No más historias

El último en salir, cabizbajo y con el chambergo sobre los ojos ocultando sus lágrimas, fue el “Hombre del Saco”. El responsable de su apodo colgaba vacio, si alguna vez no lo estuvo, de su vieja mano. Algunos ancianos acompañados de sus hijos, viejos como ellos, se acercaron para agradecer la ayuda en tantas noches de excitación. Balbuceante y sorprendido, agradeció las muestras de cariño y continuó su camino saliendo de la ciudad, las puertas se cerraron tras él.

El desfile comenzó con la mañana. Primero salió la malvada bruja, derrotada y triste. Cuando vió a Blancanieves entre la multitud que los veía marchar,  rebuscó en sus grandes bolsillos y pudo ofrecerle una última manzana. Ella, soltando la mano de Mudito, que se quedó sólo y asustado como siempre le pasaba cuando estaba rodeado de tanta gente, tomó la mano  de la bruja y la apretó con cariño, luego guardó la manzana. Pudo decirle, antes de que los guardias de seguridad la reintegrasen bruscamente al grupo de gente que miraba y esperaba, que el príncipe le mandaba recuerdos, pero no había podido dejar sola la sastrería.

De los siete que fueron sólo quedaban cinco y sólo dos estaban con ella aquella mañana, Mudito y Sabio. Desde que el gobierno había nacionalizado su mina de diamantes se sucedieron sus desgracias. Gruñón encarcelado por resistencia a la autoridad, Dormilón muerto al caer de un andamio por no llevar el arnés, Mudito internado con una terrible agorafobia hoy era él primer día que salía tras meses de internamiento, Tímido intentando curar su adicción al sexo virtual en una clínica de mala muerte, Feliz alcohólico y durmiendo en la calle junto a otros mendigos. Mocoso agonizaba debido a su tuberculosis en una olvidada residencia para terminales y Sabio incapaz de encontrar un trabajo que no fuese el de teleoperador.

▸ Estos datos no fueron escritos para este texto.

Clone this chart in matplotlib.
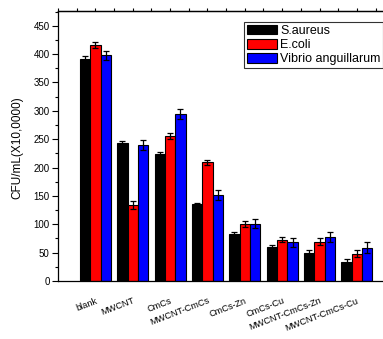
import numpy as np
import matplotlib
matplotlib.use("Agg")
import matplotlib.pyplot as plt

plt.rcParams['font.family'] = ['Liberation Sans', 'DejaVu Sans']

# Bacterial counts per material
samples = ["blank", "MWCNT", "CmCs", "MWCNT-CmCs", "CmCs-Zn", "CmCs-Cu",
           "MWCNT-CmCs-Zn", "MWCNT-CmCs-Cu"]
strains = ["S.aureus", "E.coli", "Vibrio anguillarum"]
colors = ["#000000", "#ff0000", "#0000ff"]

s_aureus = [391, 243, 224, 135, 83, 60, 49, 33]
e_coli = [416, 134, 256, 209, 101, 73, 69, 48]
vibrio = [398, 240, 295, 151, 101, 68, 78, 59]

s_aureus_err = [5, 3, 4, 3, 4, 3, 5, 6]
e_coli_err = [5, 7, 5, 5, 5, 5, 6, 6]
vibrio_err = [8, 9, 9, 9, 8, 8, 9, 9]

values = [s_aureus, e_coli, vibrio]
errors = [s_aureus_err, e_coli_err, vibrio_err]

W, H = 383, 339
fig = plt.figure(figsize=(W / 100, H / 100), dpi=100)
left, bottom, top = 58, 281, 11
group_px = 37.36
ax = fig.add_axes([left / W, 1 - bottom / H, 9 * group_px / W, (bottom - top) / H])

x = np.arange(1, len(samples) + 1)
bw = 0.277
for i, (vals, errs, c, name) in enumerate(zip(values, errors, colors, strains)):
    ax.bar(x + (i - 1) * bw, vals, width=bw, color=c, edgecolor="black",
           linewidth=0.8, label=name, zorder=2)
    ax.errorbar(x + (i - 1) * bw, vals, yerr=errs, fmt="none", ecolor="black",
                elinewidth=0.9, capsize=2.4, capthick=0.9, zorder=3)

ax.set_xlim(0, 9)
ax.set_ylim(0, 476)
ax.set_yticks(np.arange(0, 451, 50))
ax.set_yticks(np.arange(0, 476, 25), minor=True)
ax.tick_params(axis="y", which="major", direction="out", length=4, width=0.8,
               labelsize=7, pad=2)
ax.tick_params(axis="y", which="minor", direction="out", length=2, width=0.8)
ax.set_xticks(x)
ax.set_xticklabels(samples, rotation=21, ha="right", va="top",
                   rotation_mode="anchor", fontsize=6.6)
ax.tick_params(axis="x", length=0, pad=11)

top_ax = ax.secondary_xaxis("top")
top_ax.set_xticks(np.arange(0, 9.01, 0.5))
top_ax.tick_params(direction="out", length=2, width=0.8, labeltop=False)

ax.spines["right"].set_visible(False)
for sp in ax.spines.values():
    sp.set_linewidth(0.9)
top_ax.spines["top"].set_linewidth(0.9)

ax.set_ylabel("CFU/mL(X10,0000)", fontsize=8.5)
ax.yaxis.set_label_coords(23 / W, 1 - 148 / H, transform=fig.transFigure)

leg = ax.legend(loc="upper left", bbox_to_anchor=(244 / W, 1 - 22 / H),
                bbox_transform=fig.transFigure, fontsize=9, frameon=True,
                fancybox=False, edgecolor="black", borderpad=0.2,
                handlelength=2.4, handleheight=0.85, handletextpad=0.3,
                labelspacing=0.15, borderaxespad=0)
leg.get_frame().set_linewidth(0.8)

fig.savefig("out.png", dpi=100)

Tras la Bruja, encadenado y aterrorizado iba el viejo lobo. Su pelaje, que alguna vez fue negro, ahora era más blanco que gris. Sus ojos temerosos buscaron entre la multitud un rostro amigo, alguien que no pareciese odiarle. Pudo ver como la abuela se acercaba decididamente y cuando estuvo a su lado, le puso sobre el viejo lomo un chal recién tejido, mientras le acariciaba entre las orejas le dijo que Caperucita hubiese querido venir, pero no había podido cambiar el turno en el supermercado con ninguna otra cajera, el leñador no quiso acercarse, avergonzado se aferraba a su viejo hacha con sus manos grandes y callosas. De los siete cabritillos pudo ver cuatro, ya sin vida, colgados en el escaparate de la carnicería y prefirió no pensar que los jamones que colgaban tras el alegre carnicero pudiesen pertenecer a sus viejos camaradas.

Unos envejecidos Hansel y Gretel habían acompañado a la ciega y llorosa bruja del bosque hasta que los guardias de seguridad les habían impedido continuar. Antes de ser apartados bruscamente, pudieron disculparse y entregarle un pequeño pedazo de su casita de chocolate, ella les devolvió una sonrisa agradecida y desdentada.

Y así, uno tras otro, todos los malvados personajes de los viejos cuentos fueron saliendo de la ciudad hacía su destierro.

Los niños, cansados de todo aquel desfile incomprensible, levantaron la vista de sus videoconsolas y pidieron a sus acompañantes, tristes padres y abuelos, volver a casa. Todos tenían partidas a medias y querían merendar antes de ver la película de la tele. Algunos, los más curiosos quizá, preguntaron “¿quiénes eran todos esos?”. Los tristes adultos les respondieron “nadie hijo mío, nadie que tu conozcas. Volvamos a casa”.